» The exercise: Repeat exactly, and only, the lines below starting at the line that contains "Reproduce this chart with Chart.js." and ending at the line that contains "Serif', 'Times New", inclusive of both.
[begin Records shown]
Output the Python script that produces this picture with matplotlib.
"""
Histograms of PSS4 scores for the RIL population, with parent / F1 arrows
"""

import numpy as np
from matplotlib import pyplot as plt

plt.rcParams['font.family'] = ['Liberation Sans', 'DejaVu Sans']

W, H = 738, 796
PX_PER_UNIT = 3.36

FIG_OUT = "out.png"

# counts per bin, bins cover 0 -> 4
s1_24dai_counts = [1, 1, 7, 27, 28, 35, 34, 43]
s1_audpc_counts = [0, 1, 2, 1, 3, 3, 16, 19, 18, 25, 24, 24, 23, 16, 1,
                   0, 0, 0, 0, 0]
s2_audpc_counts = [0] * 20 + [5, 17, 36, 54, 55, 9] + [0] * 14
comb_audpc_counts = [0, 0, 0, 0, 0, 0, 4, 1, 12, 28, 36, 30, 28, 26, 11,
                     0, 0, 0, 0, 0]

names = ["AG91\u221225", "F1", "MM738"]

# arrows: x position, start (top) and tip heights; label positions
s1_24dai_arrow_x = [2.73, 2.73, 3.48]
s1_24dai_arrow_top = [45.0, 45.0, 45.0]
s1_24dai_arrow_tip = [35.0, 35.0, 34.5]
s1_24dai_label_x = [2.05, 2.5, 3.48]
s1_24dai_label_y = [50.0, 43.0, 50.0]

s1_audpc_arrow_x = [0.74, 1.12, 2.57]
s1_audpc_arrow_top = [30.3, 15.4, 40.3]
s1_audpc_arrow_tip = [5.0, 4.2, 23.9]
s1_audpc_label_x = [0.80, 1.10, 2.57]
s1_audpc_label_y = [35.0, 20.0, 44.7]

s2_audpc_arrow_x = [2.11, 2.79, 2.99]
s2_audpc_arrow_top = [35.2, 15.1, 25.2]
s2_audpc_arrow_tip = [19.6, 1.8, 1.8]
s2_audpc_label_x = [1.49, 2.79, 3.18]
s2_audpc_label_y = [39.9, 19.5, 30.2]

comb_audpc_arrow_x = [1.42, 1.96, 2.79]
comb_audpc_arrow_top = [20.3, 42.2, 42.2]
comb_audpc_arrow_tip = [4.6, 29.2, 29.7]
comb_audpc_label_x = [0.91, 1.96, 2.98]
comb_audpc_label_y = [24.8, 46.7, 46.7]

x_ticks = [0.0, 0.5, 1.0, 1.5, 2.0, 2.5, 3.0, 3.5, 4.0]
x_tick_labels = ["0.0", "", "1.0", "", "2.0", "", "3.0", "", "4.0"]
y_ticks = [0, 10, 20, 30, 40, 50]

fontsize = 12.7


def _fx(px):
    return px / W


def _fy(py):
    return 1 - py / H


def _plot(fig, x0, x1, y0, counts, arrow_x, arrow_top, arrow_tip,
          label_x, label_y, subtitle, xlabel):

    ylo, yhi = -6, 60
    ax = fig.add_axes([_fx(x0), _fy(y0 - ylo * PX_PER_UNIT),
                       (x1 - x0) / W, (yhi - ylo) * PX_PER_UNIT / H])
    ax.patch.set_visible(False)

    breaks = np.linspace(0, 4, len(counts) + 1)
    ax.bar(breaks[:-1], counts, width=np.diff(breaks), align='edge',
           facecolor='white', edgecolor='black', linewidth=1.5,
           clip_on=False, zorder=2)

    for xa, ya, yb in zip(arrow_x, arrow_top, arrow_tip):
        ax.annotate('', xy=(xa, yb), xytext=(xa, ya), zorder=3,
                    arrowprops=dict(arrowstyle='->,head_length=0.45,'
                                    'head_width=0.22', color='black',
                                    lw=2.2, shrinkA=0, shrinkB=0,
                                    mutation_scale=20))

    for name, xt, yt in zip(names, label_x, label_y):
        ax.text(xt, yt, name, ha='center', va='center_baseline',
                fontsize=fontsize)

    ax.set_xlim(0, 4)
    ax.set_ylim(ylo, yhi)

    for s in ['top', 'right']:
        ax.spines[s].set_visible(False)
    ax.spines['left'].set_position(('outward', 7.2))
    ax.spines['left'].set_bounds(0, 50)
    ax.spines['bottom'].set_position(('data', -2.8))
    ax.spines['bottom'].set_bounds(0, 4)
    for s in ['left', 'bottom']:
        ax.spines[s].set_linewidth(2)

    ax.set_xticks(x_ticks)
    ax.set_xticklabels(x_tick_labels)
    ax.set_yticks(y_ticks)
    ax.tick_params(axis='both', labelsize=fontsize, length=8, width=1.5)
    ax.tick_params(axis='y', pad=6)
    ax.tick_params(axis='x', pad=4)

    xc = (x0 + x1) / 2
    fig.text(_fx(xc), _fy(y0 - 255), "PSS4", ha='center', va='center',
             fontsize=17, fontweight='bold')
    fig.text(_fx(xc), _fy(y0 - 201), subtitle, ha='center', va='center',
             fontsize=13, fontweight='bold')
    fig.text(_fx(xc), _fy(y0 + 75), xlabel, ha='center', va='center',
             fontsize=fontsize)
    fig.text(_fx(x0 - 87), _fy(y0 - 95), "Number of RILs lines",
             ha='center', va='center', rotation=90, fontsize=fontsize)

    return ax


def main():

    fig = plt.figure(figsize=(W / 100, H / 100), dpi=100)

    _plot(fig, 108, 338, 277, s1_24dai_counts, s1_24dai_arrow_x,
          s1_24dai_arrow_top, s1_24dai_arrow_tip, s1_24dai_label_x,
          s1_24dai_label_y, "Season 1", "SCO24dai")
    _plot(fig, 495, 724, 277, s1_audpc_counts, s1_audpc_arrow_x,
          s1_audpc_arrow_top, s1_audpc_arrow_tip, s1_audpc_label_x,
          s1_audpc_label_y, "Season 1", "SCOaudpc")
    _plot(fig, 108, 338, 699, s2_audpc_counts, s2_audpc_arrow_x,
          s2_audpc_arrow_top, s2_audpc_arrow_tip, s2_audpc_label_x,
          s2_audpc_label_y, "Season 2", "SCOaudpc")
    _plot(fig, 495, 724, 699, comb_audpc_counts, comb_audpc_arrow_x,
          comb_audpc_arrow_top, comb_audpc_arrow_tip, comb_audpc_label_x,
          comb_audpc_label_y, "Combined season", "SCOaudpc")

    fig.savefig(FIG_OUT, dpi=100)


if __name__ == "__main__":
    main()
[end Records shown]
[begin Records shown]
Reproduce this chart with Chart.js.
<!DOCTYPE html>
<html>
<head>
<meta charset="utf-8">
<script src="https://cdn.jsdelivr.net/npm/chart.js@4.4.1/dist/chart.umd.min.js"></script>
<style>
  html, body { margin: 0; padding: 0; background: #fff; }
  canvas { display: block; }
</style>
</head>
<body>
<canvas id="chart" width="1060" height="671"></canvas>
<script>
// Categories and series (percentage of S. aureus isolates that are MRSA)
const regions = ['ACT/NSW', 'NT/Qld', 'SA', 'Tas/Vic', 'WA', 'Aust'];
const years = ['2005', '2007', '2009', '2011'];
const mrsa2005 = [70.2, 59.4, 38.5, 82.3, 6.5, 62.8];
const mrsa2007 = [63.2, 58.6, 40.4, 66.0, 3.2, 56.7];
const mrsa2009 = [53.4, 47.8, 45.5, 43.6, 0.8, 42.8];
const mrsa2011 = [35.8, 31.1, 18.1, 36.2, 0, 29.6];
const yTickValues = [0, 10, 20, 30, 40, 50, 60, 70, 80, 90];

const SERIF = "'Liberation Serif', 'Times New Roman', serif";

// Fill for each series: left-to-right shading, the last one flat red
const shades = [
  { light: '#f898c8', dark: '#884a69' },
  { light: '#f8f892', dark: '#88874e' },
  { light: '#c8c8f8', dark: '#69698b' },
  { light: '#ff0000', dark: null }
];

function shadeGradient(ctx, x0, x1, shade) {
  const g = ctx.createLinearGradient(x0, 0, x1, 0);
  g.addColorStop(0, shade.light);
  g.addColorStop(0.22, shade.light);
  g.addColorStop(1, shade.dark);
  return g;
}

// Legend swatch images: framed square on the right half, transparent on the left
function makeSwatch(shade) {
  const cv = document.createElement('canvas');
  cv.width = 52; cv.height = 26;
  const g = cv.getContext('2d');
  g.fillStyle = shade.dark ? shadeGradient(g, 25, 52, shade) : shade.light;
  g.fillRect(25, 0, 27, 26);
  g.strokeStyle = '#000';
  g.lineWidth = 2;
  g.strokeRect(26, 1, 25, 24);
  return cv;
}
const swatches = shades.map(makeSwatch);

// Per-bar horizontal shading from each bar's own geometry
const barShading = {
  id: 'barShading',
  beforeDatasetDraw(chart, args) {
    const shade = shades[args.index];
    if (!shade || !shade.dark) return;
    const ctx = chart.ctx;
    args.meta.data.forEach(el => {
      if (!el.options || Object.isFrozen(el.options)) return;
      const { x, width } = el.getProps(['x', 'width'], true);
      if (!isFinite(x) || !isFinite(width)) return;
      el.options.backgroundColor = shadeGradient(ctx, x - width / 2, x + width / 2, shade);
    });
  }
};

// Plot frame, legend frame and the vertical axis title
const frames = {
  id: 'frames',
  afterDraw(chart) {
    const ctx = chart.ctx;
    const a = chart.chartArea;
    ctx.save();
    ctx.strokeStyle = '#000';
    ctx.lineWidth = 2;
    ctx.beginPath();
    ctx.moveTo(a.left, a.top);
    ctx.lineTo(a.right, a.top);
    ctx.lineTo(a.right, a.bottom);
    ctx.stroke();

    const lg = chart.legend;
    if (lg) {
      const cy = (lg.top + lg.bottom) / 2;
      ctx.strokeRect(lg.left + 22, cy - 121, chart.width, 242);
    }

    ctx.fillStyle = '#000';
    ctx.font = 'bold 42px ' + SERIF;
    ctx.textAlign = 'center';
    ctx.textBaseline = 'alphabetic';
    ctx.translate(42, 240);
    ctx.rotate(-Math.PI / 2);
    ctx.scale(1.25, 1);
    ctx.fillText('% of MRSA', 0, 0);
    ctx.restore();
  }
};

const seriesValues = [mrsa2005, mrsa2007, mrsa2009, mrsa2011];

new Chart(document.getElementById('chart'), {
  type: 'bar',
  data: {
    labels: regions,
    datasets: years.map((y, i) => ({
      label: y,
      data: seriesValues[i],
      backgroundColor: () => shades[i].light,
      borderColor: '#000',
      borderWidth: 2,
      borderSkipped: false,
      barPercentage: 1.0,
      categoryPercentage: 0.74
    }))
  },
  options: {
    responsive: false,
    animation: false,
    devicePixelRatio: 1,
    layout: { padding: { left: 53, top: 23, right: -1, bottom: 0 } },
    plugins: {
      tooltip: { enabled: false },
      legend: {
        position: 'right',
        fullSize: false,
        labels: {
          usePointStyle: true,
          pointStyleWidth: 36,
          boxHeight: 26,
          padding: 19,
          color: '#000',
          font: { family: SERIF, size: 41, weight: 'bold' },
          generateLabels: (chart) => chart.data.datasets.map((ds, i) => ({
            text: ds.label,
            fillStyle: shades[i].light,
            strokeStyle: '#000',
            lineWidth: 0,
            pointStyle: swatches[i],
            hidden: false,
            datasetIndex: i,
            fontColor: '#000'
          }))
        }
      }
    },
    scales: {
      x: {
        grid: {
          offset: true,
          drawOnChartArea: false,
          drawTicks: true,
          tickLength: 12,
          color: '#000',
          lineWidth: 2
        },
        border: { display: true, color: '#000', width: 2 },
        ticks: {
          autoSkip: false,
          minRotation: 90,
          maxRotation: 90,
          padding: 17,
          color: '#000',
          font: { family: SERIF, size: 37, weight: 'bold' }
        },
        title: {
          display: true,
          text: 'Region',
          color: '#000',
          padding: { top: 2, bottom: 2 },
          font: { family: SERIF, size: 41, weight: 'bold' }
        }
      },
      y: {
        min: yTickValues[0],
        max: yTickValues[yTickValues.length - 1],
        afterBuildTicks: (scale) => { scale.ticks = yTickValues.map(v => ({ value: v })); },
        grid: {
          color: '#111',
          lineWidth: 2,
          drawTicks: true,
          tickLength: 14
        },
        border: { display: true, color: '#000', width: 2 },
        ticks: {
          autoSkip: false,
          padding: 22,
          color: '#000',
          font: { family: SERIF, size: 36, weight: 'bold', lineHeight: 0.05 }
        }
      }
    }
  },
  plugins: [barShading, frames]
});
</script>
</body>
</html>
[end Records shown]
» Right answer:
Reproduce this chart with Chart.js.
<!DOCTYPE html>
<html>
<head>
<meta charset="utf-8">
<script src="https://cdn.jsdelivr.net/npm/chart.js@4.4.1/dist/chart.umd.min.js"></script>
<style>
  html, body { margin: 0; padding: 0; background: #fff; }
  canvas { display: block; }
</style>
</head>
<body>
<canvas id="chart" width="1060" height="671"></canvas>
<script>
// Categories and series (percentage of S. aureus isolates that are MRSA)
const regions = ['ACT/NSW', 'NT/Qld', 'SA', 'Tas/Vic', 'WA', 'Aust'];
const years = ['2005', '2007', '2009', '2011'];
const mrsa2005 = [70.2, 59.4, 38.5, 82.3, 6.5, 62.8];
const mrsa2007 = [63.2, 58.6, 40.4, 66.0, 3.2, 56.7];
const mrsa2009 = [53.4, 47.8, 45.5, 43.6, 0.8, 42.8];
const mrsa2011 = [35.8, 31.1, 18.1, 36.2, 0, 29.6];
const yTickValues = [0, 10, 20, 30, 40, 50, 60, 70, 80, 90];

const SERIF = "'Liberation Serif', 'Times New Roman', serif";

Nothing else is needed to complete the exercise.